Apesar de o prazo para tal efeito não ter sido fixado na lei, ele não poderá ser
menor que aquele que está previsto para os processos urgentes, e, também, não se
vê que a eficácia da actuação da administração ou do cidadão saia prejudicada.
Diga-se por fim que, no âmbito do processo tributário, inúmeros processos
urgentes (recurso da decisão do órgão de execução fiscal, arrolamentos e
arresto) comportam prova testemunhal sem qualquer prejuízo para a celeridade
processual.
A oportunidade da admissão deste meio de prova é, no direito tributário,
concretamente ponderada pelo juiz, que poderá dispensar ou não as provas através
de um juízo de prognose sobre a necessidade da mesma.
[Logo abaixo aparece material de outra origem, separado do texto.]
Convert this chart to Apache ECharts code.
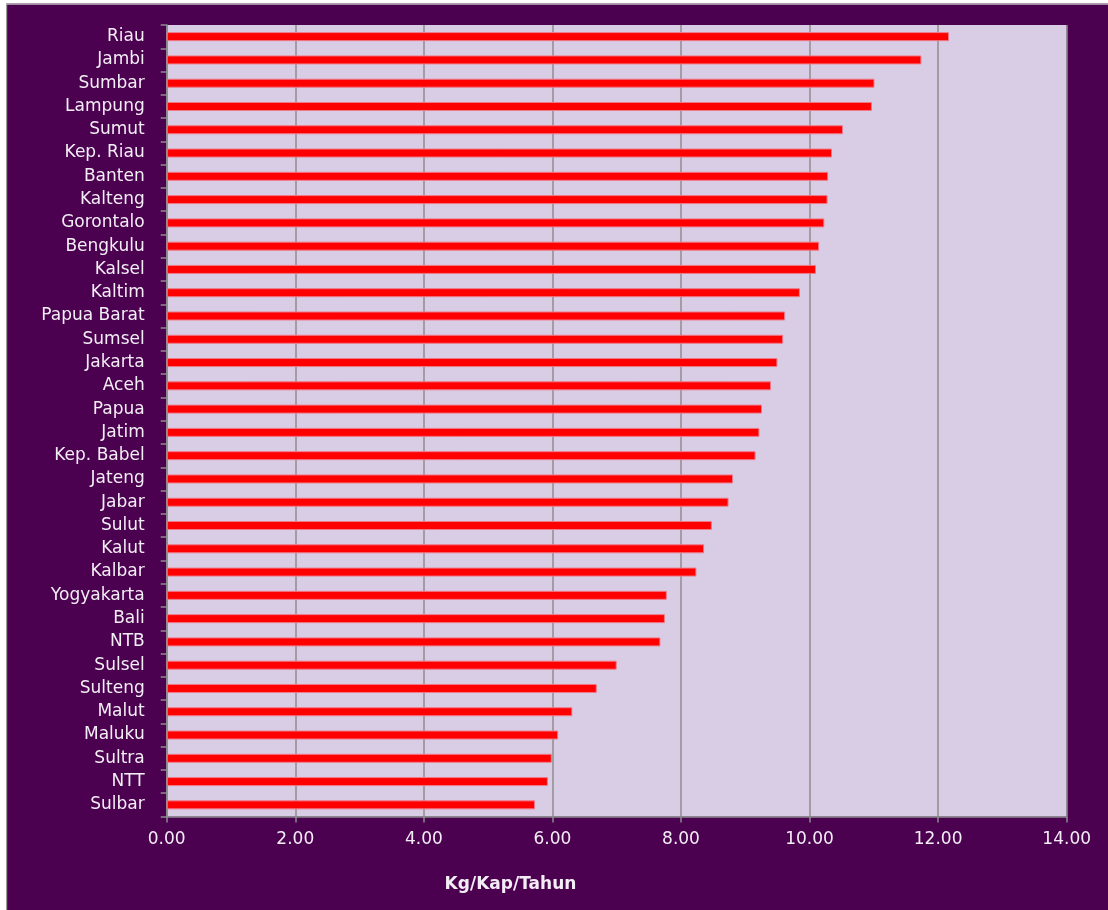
<!DOCTYPE html>
<html>
<head>
<meta charset="utf-8">
<style>
  html, body { margin: 0; padding: 0; background: #ffffff; }
  #chart { width: 1108px; height: 910px; }
</style>
<script src="https://cdn.jsdelivr.net/npm/echarts@6/dist/echarts.min.js"></script>
</head>
<body>
<div id="chart"></div>
<script>
// Provinces, ordered from highest to lowest consumption
const provinces = [
  'Riau', 'Jambi', 'Sumbar', 'Lampung', 'Sumut', 'Kep. Riau', 'Banten', 'Kalteng',
  'Gorontalo', 'Bengkulu', 'Kalsel', 'Kaltim', 'Papua Barat', 'Sumsel', 'Jakarta',
  'Aceh', 'Papua', 'Jatim', 'Kep. Babel', 'Jateng', 'Jabar', 'Sulut', 'Kalut',
  'Kalbar', 'Yogyakarta', 'Bali', 'NTB', 'Sulsel', 'Sulteng', 'Malut', 'Maluku',
  'Sultra', 'NTT', 'Sulbar'
];

// Consumption per capita per year (kg)
const consumption = [
  12.17, 11.74, 11.01, 10.97, 10.52, 10.35, 10.29, 10.28,
  10.23, 10.15, 10.10, 9.85, 9.62, 9.59, 9.50,
  9.40, 9.26, 9.22, 9.16, 8.81, 8.74, 8.48, 8.36,
  8.24, 7.78, 7.75, 7.68, 7.00, 6.69, 6.31, 6.09,
  5.99, 5.93, 5.73
];

// Value axis range and step
const xMin = 0;
const xMax = 14;
const xStep = 2;

const axisTitle = 'Kg/Kap/Tahun';

const chart = echarts.init(document.getElementById('chart'), null, { renderer: 'canvas' });

const fontFamily = '"DejaVu Sans", "Open Sans", sans-serif';
const textColor = '#f3eef5';
const lineGray = '#8c8c8c';

chart.setOption({
  backgroundColor: '#4b0050',
  animation: false,
  grid: {
    left: 166.7,
    right: 41.3,
    top: 25,
    bottom: 93.5,
    show: true,
    backgroundColor: '#d9cde5',
    borderWidth: 0
  },
  graphic: [
    // white margin strips and thin frame along the top-left edges
    { type: 'rect', shape: { x: 0, y: 0, width: 6, height: 910 }, style: { fill: '#ffffff' }, z: 100 },
    { type: 'rect', shape: { x: 0, y: 0, width: 1108, height: 3.5 }, style: { fill: '#ffffff' }, z: 100 },
    { type: 'rect', shape: { x: 6, y: 3.5, width: 1.2, height: 906.5 }, style: { fill: '#9a9a9a' }, z: 101 },
    { type: 'rect', shape: { x: 6, y: 3.5, width: 1102, height: 1.2 }, style: { fill: '#b8b8b8' }, z: 101 },
    {
      type: 'text',
      x: 510.5,
      y: 885,
      style: {
        text: axisTitle,
        fill: textColor,
        font: 'bold 17px ' + fontFamily,
        textAlign: 'center',
        textVerticalAlign: 'middle'
      }
    }
  ],
  xAxis: {
    type: 'value',
    min: xMin,
    max: xMax,
    interval: xStep,
    axisLine: { show: true, lineStyle: { color: lineGray, width: 1.5 } },
    axisTick: { show: true, length: 6, lineStyle: { color: lineGray, width: 1.5 } },
    axisLabel: {
      color: textColor,
      fontFamily: fontFamily,
      fontSize: 17,
      margin: 15,
      formatter: v => v.toFixed(2)
    },
    splitLine: { show: true, lineStyle: { color: lineGray, width: 1.5 } }
  },
  yAxis: {
    type: 'category',
    data: provinces,
    inverse: true,
    axisLine: { show: true, lineStyle: { color: lineGray, width: 1.5 } },
    axisTick: { show: true, length: 6, inside: false, interval: 0, lineStyle: { color: lineGray, width: 1.5 } },
    axisLabel: {
      color: textColor,
      fontFamily: fontFamily,
      fontSize: 17,
      margin: 22,
      interval: 0
    },
    splitLine: { show: false }
  },
  series: [{
    type: 'bar',
    data: consumption,
    barWidth: 9,
    itemStyle: {
      color: '#ff0000',
      borderColor: '#f07a8a',
      borderWidth: 1
    }
  }]
});
</script>
</body>
</html>
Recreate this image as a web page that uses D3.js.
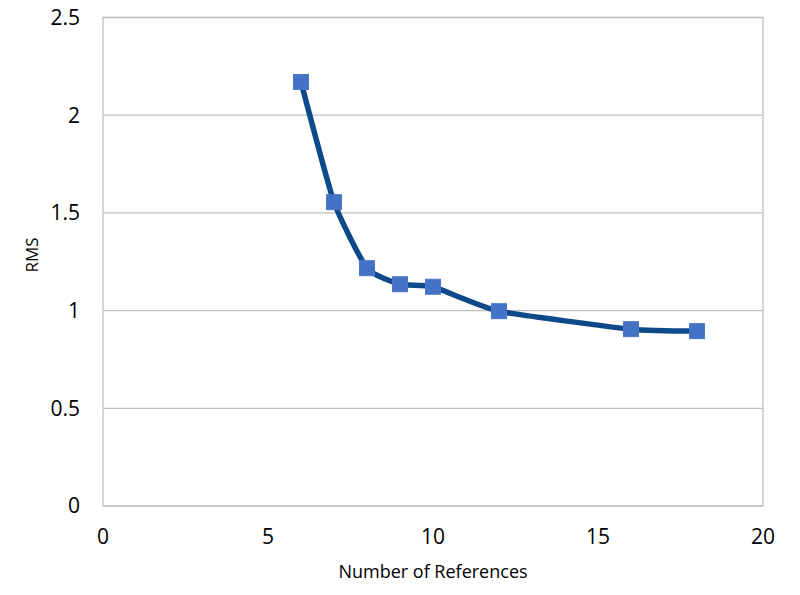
<!DOCTYPE html>
<html>
<head>
<meta charset="utf-8">
<script src="https://cdn.jsdelivr.net/npm/d3@7"></script>
<style>
  body { margin: 0; background: #fff; }
  text { font-family: "Open Sans", "Liberation Sans", sans-serif; fill: #000; }
</style>
</head>
<body>
<div id="chart"></div>
<script>
var refs = [6, 7, 8, 9, 10, 12, 16, 18];
var rms = [2.17, 1.555, 1.217, 1.135, 1.122, 0.997, 0.905, 0.895];
var xTicks = [0, 5, 10, 15, 20];
var yTicks = [0, 0.5, 1, 1.5, 2, 2.5];

var width = 800,
    height = 595,
    plotL = 103, plotR = 763, plotT = 17.5, plotB = 506;

var svg = d3.select("#chart").append("svg")
    .attr("width", width)
    .attr("height", height);

var x = d3.scaleLinear().domain([0, 20]).range([plotL, plotR]);
var y = d3.scaleLinear().domain([0, 2.5]).range([plotB, plotT]);

// gridlines
svg.append("g").selectAll("line")
    .data(yTicks)
  .enter().append("line")
    .attr("x1", plotL).attr("x2", plotR)
    .attr("y1", function(d) { return y(d); })
    .attr("y2", function(d) { return y(d); })
    .attr("stroke", "#c0c0c0")
    .attr("stroke-width", 1.3);

// plot border
svg.append("rect")
    .attr("x", plotL).attr("y", plotT)
    .attr("width", plotR - plotL).attr("height", plotB - plotT)
    .attr("fill", "none")
    .attr("stroke", "#c0c0c0")
    .attr("stroke-width", 1.3);

// tick labels
svg.append("g").selectAll("text")
    .data(yTicks)
  .enter().append("text")
    .attr("x", plotL - 23)
    .attr("y", function(d) { return y(d); })
    .attr("dy", "0.35em")
    .attr("text-anchor", "end")
    .style("font-size", "21px")
    .text(function(d) { return d; });

svg.append("g").selectAll("text")
    .data(xTicks)
  .enter().append("text")
    .attr("x", function(d) { return x(d); })
    .attr("y", plotB + 31)
    .attr("dy", "0.35em")
    .attr("text-anchor", "middle")
    .style("font-size", "21px")
    .text(function(d) { return d; });

// axis titles
svg.append("text")
    .attr("x", 433)
    .attr("y", 572)
    .attr("dy", "0.35em")
    .attr("text-anchor", "middle")
    .style("font-size", "18px")
    .text("Number of References");

svg.append("text")
    .attr("transform", "translate(32,255) rotate(-90)")
    .attr("dy", "0.35em")
    .attr("text-anchor", "middle")
    .style("font-size", "17px")
    .text("RMS");

// line
var pts = refs.map(function(d, i) { return [d, rms[i]]; });
var line = d3.line()
    .x(function(d) { return x(d[0]); })
    .y(function(d) { return y(d[1]); })
    .curve(d3.curveCardinal.tension(0.5));

svg.append("path")
    .datum(pts)
    .attr("d", line)
    .attr("fill", "none")
    .attr("stroke", "#0e4a8a")
    .attr("stroke-width", 5.5)
    .attr("stroke-linejoin", "round");

// markers
var s = 15;
svg.append("g").selectAll("rect")
    .data(pts)
  .enter().append("rect")
    .attr("x", function(d) { return x(d[0]) - s / 2; })
    .attr("y", function(d) { return y(d[1]) - s / 2; })
    .attr("width", s).attr("height", s)
    .attr("fill", "#4472c4")
    .attr("stroke", "#4a78cc")
    .attr("stroke-width", 1);
</script>
</body>
</html>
Por outro lado, ainda sob a motivação de descongestionamento dos tribunais foi
substancialmente reformulado o regime decorrente dos DL°s 387/87, de 29 de
Dezembro, e 391/88, de 26 de Outubro, através da Lei 30-E/00, de 20 de Dezembro,
e das Portarias n°s 1200C/2000, de 20 de Dezembro, e 1223-A/2000, de 29 de
Dezembro, atribuindo aos serviços de segurança social a apreciação dos pedidos
de concessão de apoio judiciário, mas manteve sempre a prova da insuficiência
económica por qualquer meio idóneo, também a prova testemunhal, não se olvidando
que a mais das vezes esta é a prova mais adequada e a única para determinados
factos que estão em apreciação no âmbito da necessidade de apoio judiciário.
Não há dúvida que uma tutela efectiva tem de passar também pela consagração
efectiva de um processo equitativo que assegure a igualdade de armas na
tramitação processual, como decorre do n° 4 do art. 20° da Lei Fundamental.
Não é, por isso, difícil descortinar que a prova testemunhal nestes processos,
em que está em causa insuficiência ou até ausência de meios económicos para
assegurar a defesa dos seus direitos em tribunal, se apresente como a mais
adequada e até a única capaz de esclarecer alguns dos factos controvertidos.
Desta feita, julgando-se materialmente inconstitucional, à luz do art. 20° da
Constituição, a norma do art. 27, n° 2, da Lei n.º 34/04, de 29 de Julho, na
parte em que estatui que: «sendo apenas admissível prova documental», impede o
recurso à prova testemunhal, admito a inquirição da prova arrolada.
Desta decisão, interpôs o Ministério Público recurso obrigatório para Tribunal
Constitucional, ao abrigo do disposto no artigo 70º, n.º 1, alínea a), da Lei do
Tribunal Constitucional, vindo a apresentar, no seguimento do processo, as
seguintes alegações:
1. Apreciação da questão de constitucionalidade suscitada.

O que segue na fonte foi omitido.